Appellees appeared and severally filed pleas. Steadman, in his plea, denies that he was about fraudulently to sell and assign the property of Steadman & Hagerman as alleged; and Hagerman, by his plea, denies that he was about to depart this State with the intention of removing his property, or that he was about to sell his own property, or that of the firm of Steadman & Hagerman, as alleged in the affidavit. Issues were joined on these pleas, a trial was had before the court and a jury, and a verdict was rendered in favor of the defendants. A motion for a new trial was entered but overruled by the court, and a judgment was rendered on the verdict, and this appeal is prosecuted for its reversal.

It is insisted that the court trying the cause erred in refusing to give appellants’ first instruction, which is this:

“ If the jury believe, from the evidence, that the allegations of the plaintiff’s affidavit in regard to Hagerman’s departing from this State with the intent alleged is true, they will find for the plaintiffs on that issue, and fix the plaintiffs’ damages at the amount of claim proven.”

It will be observed that the affidavit alleged two grounds for suing out the attachment. One was, that Hagerman was about to remove from the State, with the intent to have his effects so removed, to the injury of his creditors. This is one specific, distinct ground for an attachment against Hagerman alone, that in no manner could affect his partner, Steadman. The other ground is, that Steadman & Hagerman were about fraudulently to sell and assign their property and effects, so as to hinder and delay their creditors.. This ground was against Hagerman and his partner, but not against him separately, as was the other. Under the first ground, an attachment might issue against Hagerman’s property and effects, but surely not against Steadman’s. Had an attachment issued against Hagerman, on that allegation, his individual property, and his interest in the firm property, might, no doubt, have been attached; but no one would contend that Steadman’s individual property, or his interest in the firm property, could have been seized and held under such a writ. It only made a case for issuing a writ of attachment against Hagerman.

By the 6th section of the attachment law it is provided, that in all cases where two or more persons are jointly indebted, either as partners or otherwise, and an affidavit, as required by the 1st section of the act, is filed, so as to bring one or more of such joint debtors within its provisions, and amenable to the process of attachment, then the writ of attachment shall issue against the property and effects of such as are so brought within the provisions of the attachment law; and the officer shall be also directed, in the writ, to summons all such joint debtors as may be named in the affidavit filed in the case, to answer to the action as in other cases of attachment. If, then, the allegations in reference to Hagerman, had been relied upon alone to sustain an attachment, the writ should have only required his property to be seized, but should have commanded Steadman to appear and answer to the action. It would, under that clause in the affidavit, have been manifest error to have issued a writ against the property of Steadman, or his interest in the firm property. But the affidavit goes farther, and makes out another and distinct ground foT an attachment against both partners, under the amendatory act of the 13th of February, 1865, p. 104. The affidavit, so far as it relates to both appellees, conforms to the third clause of the 1st section of the amendatory act.

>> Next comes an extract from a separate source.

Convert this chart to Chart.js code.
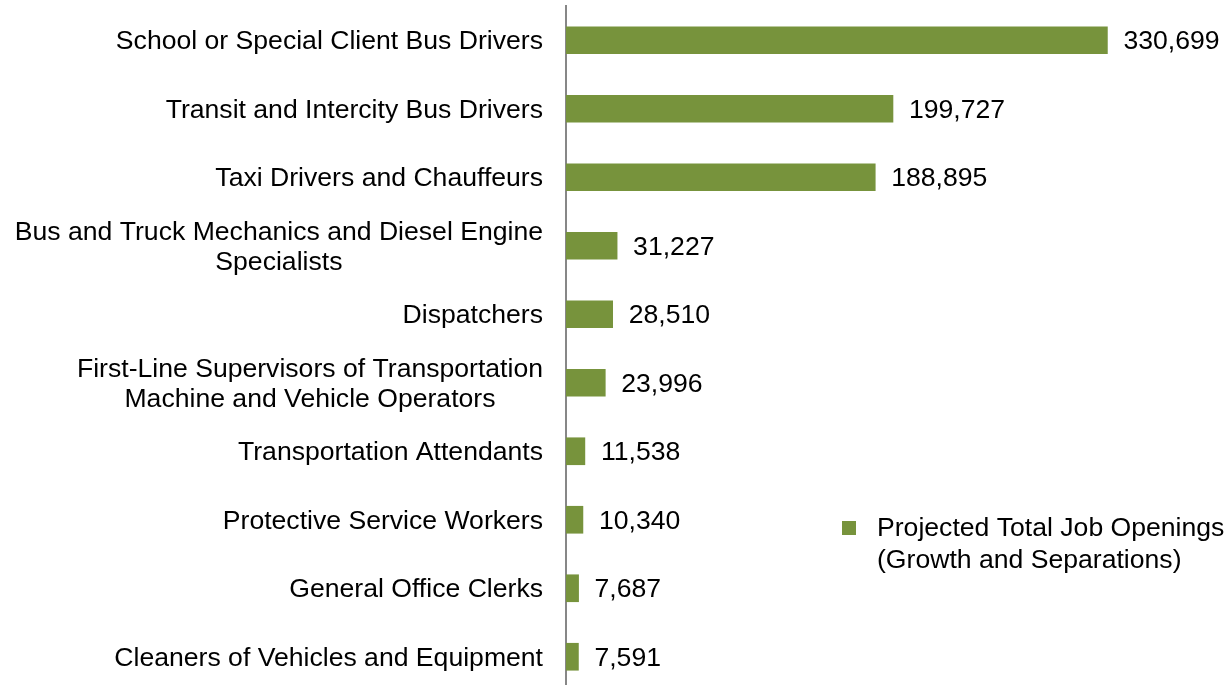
<!DOCTYPE html>
<html>
<head>
<meta charset="utf-8">
<script src="https://cdn.jsdelivr.net/npm/chart.js@4"></script>
<style>
  html, body { margin: 0; padding: 0; background: #fff; overflow: hidden; }
</style>
</head>
<body>
<canvas id="myChart" width="1229" height="691"></canvas>
<script>
// occupations, top to bottom
const occupations = [
  ['School or Special Client Bus Drivers'],
  ['Transit and Intercity Bus Drivers'],
  ['Taxi Drivers and Chauffeurs'],
  ['Bus and Truck Mechanics and Diesel Engine', 'Specialists'],
  ['Dispatchers'],
  ['First-Line Supervisors of Transportation', 'Machine and Vehicle Operators'],
  ['Transportation Attendants'],
  ['Protective Service Workers'],
  ['General Office Clerks'],
  ['Cleaners of Vehicles and Equipment']
];
const jobOpenings = [330699, 199727, 188895, 31227, 28510, 23996, 11538, 10340, 7687, 7591];
const seriesName = ['Projected Total Job Openings', '(Growth and Separations)'];

const green = '#77933C';
const font = '26.6px "Liberation Sans", Arial, sans-serif';

// category names, each block right aligned with its lines centred on each other
const categoryLabels = {
  id: 'categoryLabels',
  afterDraw(chart) {
    const ctx = chart.ctx;
    const y = chart.scales.y;
    const right = chart.chartArea.left - 23;
    ctx.save();
    ctx.font = font;
    ctx.fillStyle = '#000';
    ctx.textAlign = 'center';
    ctx.textBaseline = 'middle';
    occupations.forEach((lines, i) => {
      const maxW = Math.max(...lines.map(l => ctx.measureText(l).width));
      const cx = right - maxW / 2;
      const cy = y.getPixelForValue(i) + 1.5;
      const lh = 30;
      lines.forEach((l, k) => {
        ctx.fillText(l, cx, cy + (k - (lines.length - 1) / 2) * lh);
      });
    });
    ctx.restore();
  }
};

// value labels after each bar
const valueLabels = {
  id: 'valueLabels',
  afterDatasetsDraw(chart) {
    const ctx = chart.ctx;
    const meta = chart.getDatasetMeta(0);
    ctx.save();
    ctx.font = font;
    ctx.fillStyle = '#000';
    ctx.textAlign = 'left';
    ctx.textBaseline = 'middle';
    meta.data.forEach((bar, i) => {
      ctx.fillText(jobOpenings[i].toLocaleString('en-US'), bar.x + 16, bar.y + 1.5);
    });
    ctx.restore();
  }
};

// legend box on the right, two lines of text
const sideLegend = {
  id: 'sideLegend',
  afterDraw(chart) {
    const ctx = chart.ctx;
    ctx.save();
    ctx.fillStyle = green;
    ctx.fillRect(842, 521, 14, 14);
    ctx.font = font;
    ctx.fillStyle = '#000';
    ctx.textAlign = 'left';
    ctx.textBaseline = 'middle';
    seriesName.forEach((t, k) => ctx.fillText(t, 877, 529 + k * 32));
    ctx.restore();
  }
};

const myChart = document.getElementById('myChart');

let barChart = new Chart(myChart, {
  type: 'bar',
  data: {
    labels: occupations,
    datasets: [{
      label: seriesName.join(' '),
      data: jobOpenings,
      backgroundColor: green,
      barThickness: 27
    }]
  },
  options: {
    indexAxis: 'y',
    responsive: false,
    animation: false,
    layout: { padding: { top: 6, right: 90, bottom: 0, left: 0 } },
    plugins: {
      legend: { display: false },
      tooltip: { enabled: false }
    },
    scales: {
      x: {
        display: false,
        min: 0,
        max: 350000
      },
      y: {
        ticks: { display: false },
        grid: { display: false, drawTicks: false },
        border: { display: true, color: '#878787', width: 2 },
        afterFit(scale) { scale.width = 566; }
      }
    }
  },
  plugins: [categoryLabels, valueLabels, sideLegend]
});
</script>
</body>
</html>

Inasmuch, however, as there was no evidence upon which to base a verdict against Steadman, the question is presented, whether appellants had a right to recover a judgment for the debt against both, by proving the cause of attachment against Hagerman, and have his interest in the property sold. The allegation is, that he is about to remove his property from the State,—not that he intended to remove the firm property from the State.

. It has been thé uniform practice in this State, where a plea in abatement, traversing the allegations of the affidavit for the writ, is sustained on the trial, to abate the suit. In this case, the plea in abatement of the writ against both partners, was found for them, and, under the evidence, no other verdict could have been sustained. And on this finding, then, the writ against the partners should be abated, and the action terminated as to them, and they were entitled to a judgment abating the action. Steadman was, then, out of court, and, that being the case, no judgment could be rendered against the firm, and without such a judgment, the property of Hagerman could not be sold on the attachment. The plaintiffs had sued upon a joint indebtedness, and had sued out the two attachments, and failing to recover a judgment against the defendants, both writs must fall, and no order for a sale of the property could be made.

Had appellees pursued the 6th section of the attachment act, a different result might have been attained. Had the affidavit against Hagerman alone been filed, describing the claim as a firm debt, and a writ of attachment had issued against him, and Steadman had been summoned, Hagerman could have pleaded in abatement of the attachment, and Steadman in bar of the action, and had the issues been found against them, then a judgment would have been rendered against them for a recovery of the debt, and an order for the sale of the property of Hagerman which had been seized under the attachment. But without both issues formed in this case had been found for appellees they could not succeed.

Had an ordinary action been brought against appellees, and a writ of attachment, in aid of the suit, been sued out against Hagerman, the case would then have stood in the same attitude as if the proceeding had conformed to the requirements of the 6th section of the attachment act. In either case, a judgment must be recovered on the claim upon which suit is brought, before the property attached can be ordered to be sold. And in this case, failing to prove any grounds for the attachment against the firm, the plea in abatement was compelled to be sustained, and the instruction informed the jury that it could not matter if that plea in abatement was sustained, and they should, nevertheless, if they believed that Hagerman had failed to sustain his plea in abatement, proceed to assess the damages proved against the firm. It will be perceived, from what has been said, that this instruction was wrong and calculated to mislead the jury, and was, therefore, properly refused.

Ho error is perceived in this record, and the judgment of the court below must be affirmed.

Judgment affirmed.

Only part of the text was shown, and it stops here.